◆ **WHAT IS BEING ASKED**: Tell how many lines include the string "size". Answer with a single number.
--- start COLLECTED DATA ---
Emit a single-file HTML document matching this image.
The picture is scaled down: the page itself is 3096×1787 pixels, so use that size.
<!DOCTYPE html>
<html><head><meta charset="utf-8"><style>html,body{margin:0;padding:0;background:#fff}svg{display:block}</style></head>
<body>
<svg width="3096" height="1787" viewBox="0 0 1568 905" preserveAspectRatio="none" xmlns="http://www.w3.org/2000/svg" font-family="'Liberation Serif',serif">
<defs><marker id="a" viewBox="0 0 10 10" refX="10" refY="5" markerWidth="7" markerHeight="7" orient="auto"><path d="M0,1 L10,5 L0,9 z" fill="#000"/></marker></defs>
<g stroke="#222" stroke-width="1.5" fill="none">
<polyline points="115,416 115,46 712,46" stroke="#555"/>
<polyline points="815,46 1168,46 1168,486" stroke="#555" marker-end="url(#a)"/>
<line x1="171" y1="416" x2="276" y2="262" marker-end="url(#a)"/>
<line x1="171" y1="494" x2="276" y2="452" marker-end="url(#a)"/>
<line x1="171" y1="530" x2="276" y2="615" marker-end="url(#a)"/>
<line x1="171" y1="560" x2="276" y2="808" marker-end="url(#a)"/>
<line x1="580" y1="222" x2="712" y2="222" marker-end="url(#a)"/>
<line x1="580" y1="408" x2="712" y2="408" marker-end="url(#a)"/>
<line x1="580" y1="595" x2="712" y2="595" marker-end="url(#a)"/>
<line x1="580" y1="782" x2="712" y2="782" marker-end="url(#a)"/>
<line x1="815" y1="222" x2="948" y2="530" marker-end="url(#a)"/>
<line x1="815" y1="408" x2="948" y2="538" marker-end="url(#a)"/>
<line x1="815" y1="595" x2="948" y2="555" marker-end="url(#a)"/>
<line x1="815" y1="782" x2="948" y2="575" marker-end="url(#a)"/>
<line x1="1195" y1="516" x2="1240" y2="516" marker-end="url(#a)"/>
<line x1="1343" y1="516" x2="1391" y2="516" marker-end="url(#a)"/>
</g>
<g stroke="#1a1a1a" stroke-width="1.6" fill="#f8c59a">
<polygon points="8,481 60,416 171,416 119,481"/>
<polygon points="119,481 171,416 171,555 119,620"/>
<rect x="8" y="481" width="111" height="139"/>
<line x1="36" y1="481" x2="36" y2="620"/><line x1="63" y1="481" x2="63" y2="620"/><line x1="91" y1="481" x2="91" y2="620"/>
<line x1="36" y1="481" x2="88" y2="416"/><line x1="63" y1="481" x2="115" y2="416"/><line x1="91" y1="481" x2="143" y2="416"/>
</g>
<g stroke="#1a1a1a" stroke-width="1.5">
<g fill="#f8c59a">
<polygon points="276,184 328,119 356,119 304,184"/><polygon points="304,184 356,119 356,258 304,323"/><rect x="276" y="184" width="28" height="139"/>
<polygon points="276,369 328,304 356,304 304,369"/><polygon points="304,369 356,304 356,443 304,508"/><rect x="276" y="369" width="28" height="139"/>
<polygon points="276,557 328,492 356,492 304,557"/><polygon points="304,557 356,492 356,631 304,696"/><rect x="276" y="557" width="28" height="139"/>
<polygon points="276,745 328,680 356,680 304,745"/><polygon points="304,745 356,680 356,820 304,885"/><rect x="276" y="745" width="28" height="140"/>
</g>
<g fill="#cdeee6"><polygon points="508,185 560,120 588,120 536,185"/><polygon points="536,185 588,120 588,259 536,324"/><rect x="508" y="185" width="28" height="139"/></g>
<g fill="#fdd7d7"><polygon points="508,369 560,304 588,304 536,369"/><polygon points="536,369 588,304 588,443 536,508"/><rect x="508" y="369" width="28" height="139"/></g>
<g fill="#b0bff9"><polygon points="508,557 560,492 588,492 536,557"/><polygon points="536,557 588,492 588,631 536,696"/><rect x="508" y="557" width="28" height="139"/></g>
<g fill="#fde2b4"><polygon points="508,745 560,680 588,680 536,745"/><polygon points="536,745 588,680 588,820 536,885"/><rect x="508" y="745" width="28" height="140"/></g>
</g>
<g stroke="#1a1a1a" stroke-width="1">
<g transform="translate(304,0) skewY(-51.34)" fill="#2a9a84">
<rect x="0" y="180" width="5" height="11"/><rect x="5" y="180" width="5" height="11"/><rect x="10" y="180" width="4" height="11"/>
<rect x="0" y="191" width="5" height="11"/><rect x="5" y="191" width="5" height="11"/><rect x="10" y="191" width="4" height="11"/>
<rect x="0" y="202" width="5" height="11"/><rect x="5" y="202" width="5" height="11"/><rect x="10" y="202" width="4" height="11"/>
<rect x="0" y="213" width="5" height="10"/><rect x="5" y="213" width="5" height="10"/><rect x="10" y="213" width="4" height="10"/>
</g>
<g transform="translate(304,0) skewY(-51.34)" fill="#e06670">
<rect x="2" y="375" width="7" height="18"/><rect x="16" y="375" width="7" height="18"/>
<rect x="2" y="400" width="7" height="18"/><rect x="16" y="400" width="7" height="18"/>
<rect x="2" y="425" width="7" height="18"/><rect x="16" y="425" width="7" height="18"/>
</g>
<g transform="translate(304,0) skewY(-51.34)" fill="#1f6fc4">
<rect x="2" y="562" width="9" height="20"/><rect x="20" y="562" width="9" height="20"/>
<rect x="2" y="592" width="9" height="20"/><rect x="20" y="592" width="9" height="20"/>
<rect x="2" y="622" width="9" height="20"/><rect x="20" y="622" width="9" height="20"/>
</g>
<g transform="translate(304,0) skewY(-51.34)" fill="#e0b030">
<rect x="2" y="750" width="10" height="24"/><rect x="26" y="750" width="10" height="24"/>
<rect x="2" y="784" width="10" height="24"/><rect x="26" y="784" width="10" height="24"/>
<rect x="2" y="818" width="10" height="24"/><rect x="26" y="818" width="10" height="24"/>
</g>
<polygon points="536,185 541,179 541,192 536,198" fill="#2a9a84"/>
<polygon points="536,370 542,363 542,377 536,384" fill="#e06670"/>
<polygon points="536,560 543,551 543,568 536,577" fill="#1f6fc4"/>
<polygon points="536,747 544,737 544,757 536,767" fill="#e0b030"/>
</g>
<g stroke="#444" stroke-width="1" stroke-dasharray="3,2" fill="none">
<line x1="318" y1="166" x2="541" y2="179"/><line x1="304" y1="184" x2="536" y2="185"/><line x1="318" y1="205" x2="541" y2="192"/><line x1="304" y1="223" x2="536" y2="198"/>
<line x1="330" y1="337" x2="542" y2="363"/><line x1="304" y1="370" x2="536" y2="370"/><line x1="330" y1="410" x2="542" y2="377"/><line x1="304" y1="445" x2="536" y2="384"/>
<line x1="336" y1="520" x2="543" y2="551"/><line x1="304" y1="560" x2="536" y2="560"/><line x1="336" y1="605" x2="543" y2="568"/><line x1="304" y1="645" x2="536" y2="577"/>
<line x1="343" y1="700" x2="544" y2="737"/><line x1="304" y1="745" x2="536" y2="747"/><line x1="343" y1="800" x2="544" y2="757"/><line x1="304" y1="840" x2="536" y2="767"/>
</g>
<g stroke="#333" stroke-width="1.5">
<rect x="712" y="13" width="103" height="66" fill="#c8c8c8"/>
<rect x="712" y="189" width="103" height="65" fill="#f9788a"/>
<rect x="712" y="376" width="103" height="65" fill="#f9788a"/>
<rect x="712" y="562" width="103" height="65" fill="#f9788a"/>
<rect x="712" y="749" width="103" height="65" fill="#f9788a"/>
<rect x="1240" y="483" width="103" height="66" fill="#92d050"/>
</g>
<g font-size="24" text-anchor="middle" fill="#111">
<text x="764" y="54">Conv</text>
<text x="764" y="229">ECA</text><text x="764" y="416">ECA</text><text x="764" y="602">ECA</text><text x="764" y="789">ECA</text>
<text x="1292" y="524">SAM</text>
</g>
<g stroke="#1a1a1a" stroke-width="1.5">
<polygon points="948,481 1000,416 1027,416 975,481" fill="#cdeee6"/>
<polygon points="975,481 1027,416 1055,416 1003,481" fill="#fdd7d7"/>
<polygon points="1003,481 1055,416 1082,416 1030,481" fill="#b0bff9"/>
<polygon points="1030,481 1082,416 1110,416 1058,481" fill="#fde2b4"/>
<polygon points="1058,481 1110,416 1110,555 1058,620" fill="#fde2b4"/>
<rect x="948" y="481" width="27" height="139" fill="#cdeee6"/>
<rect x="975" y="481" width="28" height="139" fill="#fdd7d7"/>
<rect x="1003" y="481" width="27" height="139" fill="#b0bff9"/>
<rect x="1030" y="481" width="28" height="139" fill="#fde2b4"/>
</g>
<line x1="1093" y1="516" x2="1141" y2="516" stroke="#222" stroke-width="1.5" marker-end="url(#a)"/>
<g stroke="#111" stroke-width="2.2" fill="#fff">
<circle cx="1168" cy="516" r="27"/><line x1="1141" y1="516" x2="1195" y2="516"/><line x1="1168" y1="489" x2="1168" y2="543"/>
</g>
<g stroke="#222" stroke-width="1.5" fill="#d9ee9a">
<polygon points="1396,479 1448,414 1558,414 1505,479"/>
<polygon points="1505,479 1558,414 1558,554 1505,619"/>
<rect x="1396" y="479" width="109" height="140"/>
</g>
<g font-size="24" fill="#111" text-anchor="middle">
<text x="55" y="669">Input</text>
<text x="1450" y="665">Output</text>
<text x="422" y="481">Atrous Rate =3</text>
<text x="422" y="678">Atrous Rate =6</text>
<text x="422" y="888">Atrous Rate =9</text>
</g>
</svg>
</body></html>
--- end COLLECTED DATA ---
◆ **WRITTEN RESPONSE**: 3